For this purpose, a simple SPIA or a deferred income annuity (QLAC) is usually much better value than a complex variable or indexed product.

After You’ve Maxed Tax-Advantaged Accounts

If you’ve maxed your 401(k) and IRA and still have surplus savings to invest for retirement, a fixed annuity’s tax deferral becomes genuinely valuable—since you’re now sheltering money that would otherwise be in a taxable account.

High-Net-Worth Investors With Pension Income Gap

Retirees who have Social Security and some savings but a meaningful gap in guaranteed income may benefit from an annuity covering the gap—allowing them to take more risk with the remainder of their portfolio.


The Simple Decision Framework

Ask yourself three questions:

1. Have I maxed my 401(k) and IRA? If not, do that first. Full stop.

2. What am I trying to solve?

  • Investment growth? → Index funds beat annuities
  • Tax deferral? → 401(k)/IRA beat annuities
  • Guaranteed lifetime income? → SPIA or QLAC may be right for you

3. Am I within 10 years of retirement? Annuities start making more sense as you approach and enter retirement. For people in their 30s and 40s, they almost never make sense.


Are annuities a good investment for retirement?

Annuities serve a specific purpose—guaranteed income—but they're often sold to people who'd be better served by lower-cost alternatives. They make the most sense for people who've maxed out tax-advantaged accounts, want income they can't outlive, and understand the fees. For most people under 60 who haven't maxed their 401(k) and IRA, annuities should wait.

What's the difference between a 401(k) and an IRA?

A 401(k) is employer-sponsored, with higher contribution limits ($23,500 in 2026) and potential employer matching. An IRA is individual, with lower limits ($7,000) but more investment flexibility. Both are tax-advantaged. If your employer matches 401(k) contributions, that's free money—contribute enough to get the full match first.

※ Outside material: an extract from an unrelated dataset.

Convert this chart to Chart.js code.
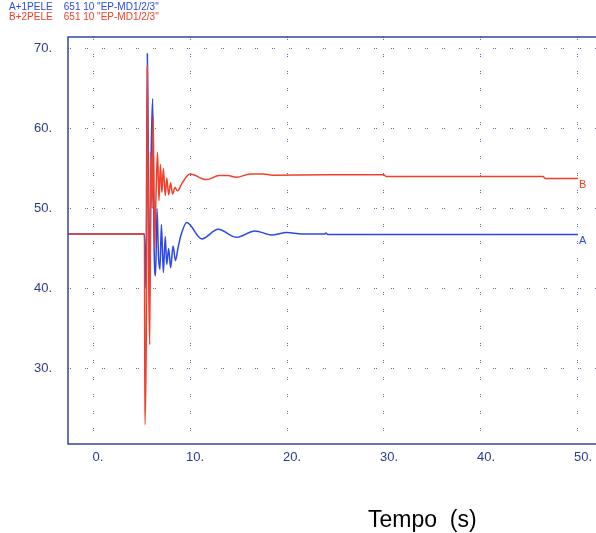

What is a fixed annuity and is it safe?

A fixed annuity pays a guaranteed interest rate for a set period, similar to a bank CD but often with higher rates. They're generally safe—annuity companies are regulated and backed by state guaranty associations up to $250,000—but early withdrawal penalties (surrender charges) can be steep during the initial period.

At what age should I start thinking about annuities?

For most people, annuities become relevant in your late 50s or early 60s, when you're within a decade of retirement and have already maximized tax-advantaged account contributions. Earlier than that, the tax advantages and flexibility of 401(k)s and IRAs typically outperform annuities.